(Written instruction) Below is a listing; write it out exactly and drop any images from it.

## Begin Provided material

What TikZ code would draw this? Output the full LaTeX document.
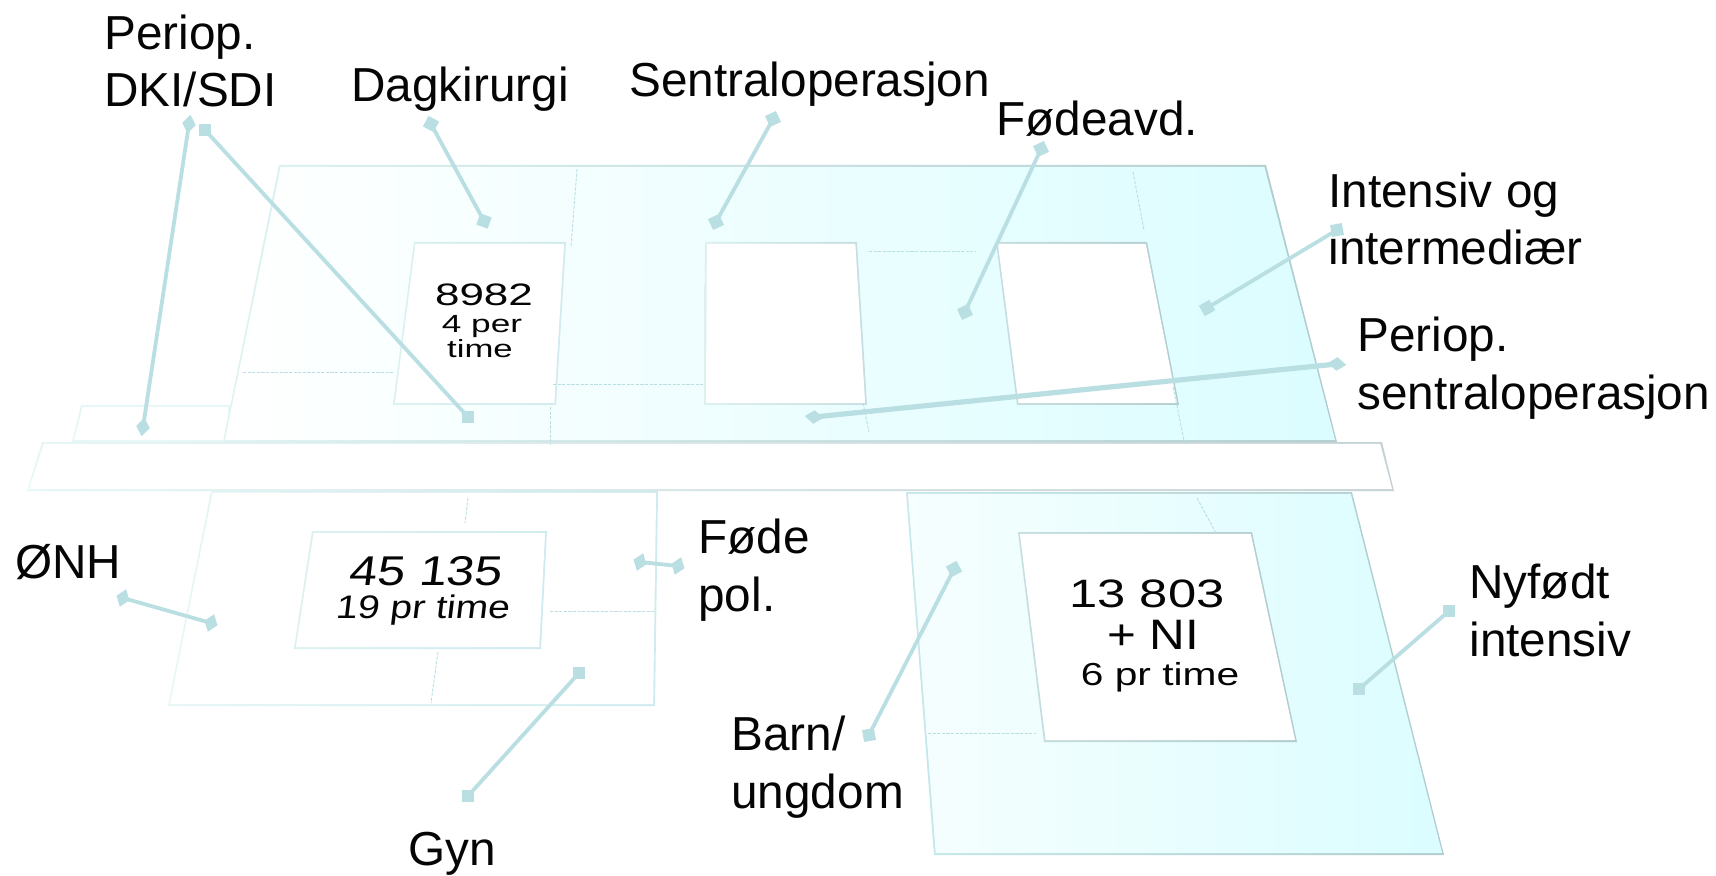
\documentclass[tikz,border=0pt]{standalone}
\usepackage{fontspec}
\setmainfont{Liberation Sans}
\usetikzlibrary{shapes.geometric}
\definecolor{mk}{HTML}{B9DFE3}
\definecolor{ink}{HTML}{050505}
\definecolor{EdgeA}{HTML}{E6F6F6}
\definecolor{EdgeB}{HTML}{DDF2F2}
\definecolor{EdgeC}{HTML}{B2CCCD}
\definecolor{EdgeD}{HTML}{D0EBEE}
\definecolor{EdgeE}{HTML}{C5E8EA}
\definecolor{EdgeF}{HTML}{C5D2D5}
\definecolor{EdgeG}{HTML}{DCF0F0}
\definecolor{EdgeH}{HTML}{C6DEDF}
\definecolor{FillL}{HTML}{F6FEFE}
\definecolor{FillM}{HTML}{F1FEFF}
\definecolor{FillR}{HTML}{DBFDFF}
\newcommand{\panel}[7]{%
  \shade[#1] #7 -- cycle;
  \shade[#2,shift={(#3,#4)},xscale={1-3.8/#5},yscale={1-3.8/#6},shift={(-#3,-#4)}] #7 -- cycle;
}
\tikzset{
  lab/.style={anchor=base west,inner sep=0pt,align=left,text=ink,font=\fontsize{23.85}{28.65}\selectfont},
  sqm/.style={rectangle,fill=mk,inner sep=0pt,minimum size=6pt},
  dmk/.style={diamond,fill=mk,inner sep=0pt,minimum width=7pt,minimum height=9.5pt},
  conn/.style={draw=mk,line width=1.9pt},
  dashl/.style={draw=mk,line width=0.45pt,dash pattern=on 1.6pt off 0.7pt},
  fig/.style={inner sep=0pt,text=ink,transform shape,anchor=base},
  inwhite/.style={left color=white,right color=white},
}
\begin{document}
\begin{tikzpicture}[x=0.5pt,y=-0.5pt]
\useasboundingbox (0,0) rectangle (1716,876);
% panels
\panel{left color=EdgeA,right color=EdgeA}{inwhite}{155}{423}{160}{38}{(81,405) -- (230,405) -- (230,442) -- (72,442)}
\panel{left color=EdgeB,right color=EdgeC}{left color=white,middle color=FillM,right color=FillR}{780}{303}{1114}{277}{(279,165) -- (1266,165) -- (1337,442) -- (223,442)}
\panel{left color=EdgeA,right color=EdgeD}{inwhite}{413}{598}{490}{215}{(211,491) -- (658,491) -- (655,706) -- (168,706)}
\panel{left color=EdgeE,right color=EdgeC}{left color=FillL,right color=FillR}{1175}{673}{538}{363}{(906,492) -- (1352,492) -- (1444,855) -- (934,855)}
\panel{left color=EdgeA,right color=EdgeF}{inwhite}{710}{466}{1367}{49}{(42,442) -- (1382,442) -- (1394,491) -- (27,491)}
% rooms
\panel{left color=EdgeG,right color=EdgeD}{inwhite}{480}{323}{173}{163}{(414,242) -- (566,242) -- (556,405) -- (393,405)}
\panel{left color=EdgeG,right color=EdgeH}{inwhite}{786}{323}{163}{163}{(705,242) -- (857,242) -- (867,405) -- (704,405)}
\panel{left color=EdgeH,right color=EdgeC}{inwhite}{1087}{323}{183}{163}{(996,242) -- (1147,242) -- (1179,405) -- (1017,405)}
\panel{left color=EdgeG,right color=EdgeD}{inwhite}{420}{590}{253}{118}{(312,531) -- (547,531) -- (541,649) -- (294,649)}
\panel{left color=EdgeH,right color=EdgeC}{inwhite}{1157}{637}{279}{210}{(1018,532) -- (1252,532) -- (1297,742) -- (1044,742)}
% dashed partitions
\draw[dashl] (577,169) -- (571,247);
\draw[dashl] (243,372) -- (394,372);
\draw[dashl] (553,384) -- (703,384);
\draw[dashl] (550,407) -- (550,445);
\draw[dashl] (869,251) -- (975,251);
\draw[dashl] (1133,172) -- (1144,230);
\draw[dashl] (1173,387) -- (1185,445);
\draw[dashl] (863,403) -- (869,432);
\draw[dashl] (468,498) -- (465,523);
\draw[dashl] (438,652) -- (431,703);
\draw[dashl] (550,611) -- (655,611);
\draw[dashl] (1197,498) -- (1216,533);
\draw[dashl] (928,733) -- (1036,733);
% figures in rooms
\node[fig,xscale=1.42,font=\fontsize{15.5}{15}\selectfont] (t1) at (484,306) {8982};
\node[fig,xscale=1.42,font=\fontsize{12.4}{12}\selectfont] (t2) at (482,333) {4 per};
\node[fig,xscale=1.4,font=\fontsize{12.4}{12}\selectfont] (t3) at (480,358) {time};
\node[fig,xscale=1.2,xslant=0.1,font=\fontsize{20.8}{19}\selectfont] (t4) at (425,585) {45 135};
\node[fig,xscale=1.2,xslant=0.1,font=\fontsize{16.3}{15}\selectfont] (t5) at (422,618) {19 pr time};
\node[fig,xscale=1.28,font=\fontsize{19.8}{19}\selectfont] (t6) at (1147,607) {13 803};
\node[fig,xscale=1.16,font=\fontsize{21.3}{19}\selectfont] (t7) at (1153,649) {+ NI};
\node[fig,xscale=1.28,font=\fontsize{15.9}{15}\selectfont] (t8) at (1160,685) {6 pr time};
% labels
\node[lab] (l1) at (104,107) {Periop.\\DKI/SDI};
\node[lab] (l2) at (351,102) {Dagkirurgi};
\node[lab] (l3) at (629,97) {Sentraloperasjon};
\node[lab] (l4) at (996,136) {Fødeavd.};
\node[lab] (l5) at (1328,265) {Intensiv og\\intermediær};
\node[lab] (l6) at (1357,409) {Periop.\\sentraloperasjon};
\node[lab] (l7) at (15,578) {ØNH};
\node[lab] (l8) at (698,611) {Føde\\pol.};
\node[lab] (l9) at (408,865) {Gyn};
\node[lab] (l10) at (731,808) {Barn/\\ungdom};
\node[lab] (l11) at (1469,656) {Nyfødt\\intensiv};
% leaders
\node[dmk,rotate=-9] (a1) at (189,124) {};
\node[dmk,rotate=-9] (b1) at (143,427) {};
\node[sqm] (a2) at (205,130) {};
\node[sqm] (b2) at (468,417) {};
\node[sqm,rotate=-28] (a3) at (431,124) {};
\node[sqm,rotate=-20] (b3) at (484,221) {};
\node[sqm,rotate=25] (a4) at (773,119) {};
\node[sqm,rotate=25] (b4) at (716,222) {};
\node[sqm,rotate=25] (a5) at (1041,149) {};
\node[sqm,rotate=25] (b5) at (965,312) {};
\node[sqm,rotate=10] (a6) at (1337,230) {};
\node[sqm,rotate=30] (b6) at (1207,308) {};
\node[dmk,rotate=84] (a7) at (1337,364) {};
\node[dmk,rotate=84] (b7) at (814,417) {};
\node[dmk,rotate=-20] (a8) at (123,598) {};
\node[dmk,rotate=-20] (b8) at (211,623) {};
\node[dmk,rotate=-20] (a9) at (640,562) {};
\node[dmk,rotate=-20] (b9) at (678,566) {};
\node[sqm] (a10) at (579,673) {};
\node[sqm] (b10) at (468,796) {};
\node[sqm,rotate=28] (a11) at (954,569) {};
\node[sqm,rotate=10] (b11) at (869,735) {};
\node[sqm] (a12) at (1449,611) {};
\node[sqm] (b12) at (1359,689) {};
\foreach \n in {1,2,3,4,5,6,8,9,10,11,12}
  \draw[conn] (a\n.center) -- (b\n.center);
\draw[conn,line width=2.6pt] (a7.center) -- (b7.center);
\end{tikzpicture}
\end{document}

## End Provided material

(The answer)
What TikZ code would draw this? Output the full LaTeX document.
\documentclass[tikz,border=0pt]{standalone}
\usepackage{fontspec}
\setmainfont{Liberation Sans}
\usetikzlibrary{shapes.geometric}
\definecolor{mk}{HTML}{B9DFE3}
\definecolor{ink}{HTML}{050505}
\definecolor{EdgeA}{HTML}{E6F6F6}
\definecolor{EdgeB}{HTML}{DDF2F2}
\definecolor{EdgeC}{HTML}{B2CCCD}
\definecolor{EdgeD}{HTML}{D0EBEE}
\definecolor{EdgeE}{HTML}{C5E8EA}
\definecolor{EdgeF}{HTML}{C5D2D5}
\definecolor{EdgeG}{HTML}{DCF0F0}
\definecolor{EdgeH}{HTML}{C6DEDF}
\definecolor{FillL}{HTML}{F6FEFE}
\definecolor{FillM}{HTML}{F1FEFF}
\definecolor{FillR}{HTML}{DBFDFF}
\newcommand{\panel}[7]{%
  \shade[#1] #7 -- cycle;
  \shade[#2,shift={(#3,#4)},xscale={1-3.8/#5},yscale={1-3.8/#6},shift={(-#3,-#4)}] #7 -- cycle;
}
\tikzset{
  lab/.style={anchor=base west,inner sep=0pt,align=left,text=ink,font=\fontsize{23.85}{28.65}\selectfont},
  sqm/.style={rectangle,fill=mk,inner sep=0pt,minimum size=6pt},
  dmk/.style={diamond,fill=mk,inner sep=0pt,minimum width=7pt,minimum height=9.5pt},
  conn/.style={draw=mk,line width=1.9pt},
  dashl/.style={draw=mk,line width=0.45pt,dash pattern=on 1.6pt off 0.7pt},
  fig/.style={inner sep=0pt,text=ink,transform shape,anchor=base},
  inwhite/.style={left color=white,right color=white},
}
\begin{document}
\begin{tikzpicture}[x=0.5pt,y=-0.5pt]
\useasboundingbox (0,0) rectangle (1716,876);
% panels
\panel{left color=EdgeA,right color=EdgeA}{inwhite}{155}{423}{160}{38}{(81,405) -- (230,405) -- (230,442) -- (72,442)}
\panel{left color=EdgeB,right color=EdgeC}{left color=white,middle color=FillM,right color=FillR}{780}{303}{1114}{277}{(279,165) -- (1266,165) -- (1337,442) -- (223,442)}
\panel{left color=EdgeA,right color=EdgeD}{inwhite}{413}{598}{490}{215}{(211,491) -- (658,491) -- (655,706) -- (168,706)}
\panel{left color=EdgeE,right color=EdgeC}{left color=FillL,right color=FillR}{1175}{673}{538}{363}{(906,492) -- (1352,492) -- (1444,855) -- (934,855)}
\panel{left color=EdgeA,right color=EdgeF}{inwhite}{710}{466}{1367}{49}{(42,442) -- (1382,442) -- (1394,491) -- (27,491)}
% rooms
\panel{left color=EdgeG,right color=EdgeD}{inwhite}{480}{323}{173}{163}{(414,242) -- (566,242) -- (556,405) -- (393,405)}
\panel{left color=EdgeG,right color=EdgeH}{inwhite}{786}{323}{163}{163}{(705,242) -- (857,242) -- (867,405) -- (704,405)}
\panel{left color=EdgeH,right color=EdgeC}{inwhite}{1087}{323}{183}{163}{(996,242) -- (1147,242) -- (1179,405) -- (1017,405)}
\panel{left color=EdgeG,right color=EdgeD}{inwhite}{420}{590}{253}{118}{(312,531) -- (547,531) -- (541,649) -- (294,649)}
\panel{left color=EdgeH,right color=EdgeC}{inwhite}{1157}{637}{279}{210}{(1018,532) -- (1252,532) -- (1297,742) -- (1044,742)}
% dashed partitions
\draw[dashl] (577,169) -- (571,247);
\draw[dashl] (243,372) -- (394,372);
\draw[dashl] (553,384) -- (703,384);
\draw[dashl] (550,407) -- (550,445);
\draw[dashl] (869,251) -- (975,251);
\draw[dashl] (1133,172) -- (1144,230);
\draw[dashl] (1173,387) -- (1185,445);
\draw[dashl] (863,403) -- (869,432);
\draw[dashl] (468,498) -- (465,523);
\draw[dashl] (438,652) -- (431,703);
\draw[dashl] (550,611) -- (655,611);
\draw[dashl] (1197,498) -- (1216,533);
\draw[dashl] (928,733) -- (1036,733);
% figures in rooms
\node[fig,xscale=1.42,font=\fontsize{15.5}{15}\selectfont] (t1) at (484,306) {8982};
\node[fig,xscale=1.42,font=\fontsize{12.4}{12}\selectfont] (t2) at (482,333) {4 per};
\node[fig,xscale=1.4,font=\fontsize{12.4}{12}\selectfont] (t3) at (480,358) {time};
\node[fig,xscale=1.2,xslant=0.1,font=\fontsize{20.8}{19}\selectfont] (t4) at (425,585) {45 135};
\node[fig,xscale=1.2,xslant=0.1,font=\fontsize{16.3}{15}\selectfont] (t5) at (422,618) {19 pr time};
\node[fig,xscale=1.28,font=\fontsize{19.8}{19}\selectfont] (t6) at (1147,607) {13 803};
\node[fig,xscale=1.16,font=\fontsize{21.3}{19}\selectfont] (t7) at (1153,649) {+ NI};
\node[fig,xscale=1.28,font=\fontsize{15.9}{15}\selectfont] (t8) at (1160,685) {6 pr time};
% labels
\node[lab] (l1) at (104,107) {Periop.\\DKI/SDI};
\node[lab] (l2) at (351,102) {Dagkirurgi};
\node[lab] (l3) at (629,97) {Sentraloperasjon};
\node[lab] (l4) at (996,136) {Fødeavd.};
\node[lab] (l5) at (1328,265) {Intensiv og\\intermediær};
\node[lab] (l6) at (1357,409) {Periop.\\sentraloperasjon};
\node[lab] (l7) at (15,578) {ØNH};
\node[lab] (l8) at (698,611) {Føde\\pol.};
\node[lab] (l9) at (408,865) {Gyn};
\node[lab] (l10) at (731,808) {Barn/\\ungdom};
\node[lab] (l11) at (1469,656) {Nyfødt\\intensiv};
% leaders
\node[dmk,rotate=-9] (a1) at (189,124) {};
\node[dmk,rotate=-9] (b1) at (143,427) {};
\node[sqm] (a2) at (205,130) {};
\node[sqm] (b2) at (468,417) {};
\node[sqm,rotate=-28] (a3) at (431,124) {};
\node[sqm,rotate=-20] (b3) at (484,221) {};
\node[sqm,rotate=25] (a4) at (773,119) {};
\node[sqm,rotate=25] (b4) at (716,222) {};
\node[sqm,rotate=25] (a5) at (1041,149) {};
\node[sqm,rotate=25] (b5) at (965,312) {};
\node[sqm,rotate=10] (a6) at (1337,230) {};
\node[sqm,rotate=30] (b6) at (1207,308) {};
\node[dmk,rotate=84] (a7) at (1337,364) {};
\node[dmk,rotate=84] (b7) at (814,417) {};
\node[dmk,rotate=-20] (a8) at (123,598) {};
\node[dmk,rotate=-20] (b8) at (211,623) {};
\node[dmk,rotate=-20] (a9) at (640,562) {};
\node[dmk,rotate=-20] (b9) at (678,566) {};
\node[sqm] (a10) at (579,673) {};
\node[sqm] (b10) at (468,796) {};
\node[sqm,rotate=28] (a11) at (954,569) {};
\node[sqm,rotate=10] (b11) at (869,735) {};
\node[sqm] (a12) at (1449,611) {};
\node[sqm] (b12) at (1359,689) {};
\foreach \n in {1,2,3,4,5,6,8,9,10,11,12}
  \draw[conn] (a\n.center) -- (b\n.center);
\draw[conn,line width=2.6pt] (a7.center) -- (b7.center);
\end{tikzpicture}
\end{document}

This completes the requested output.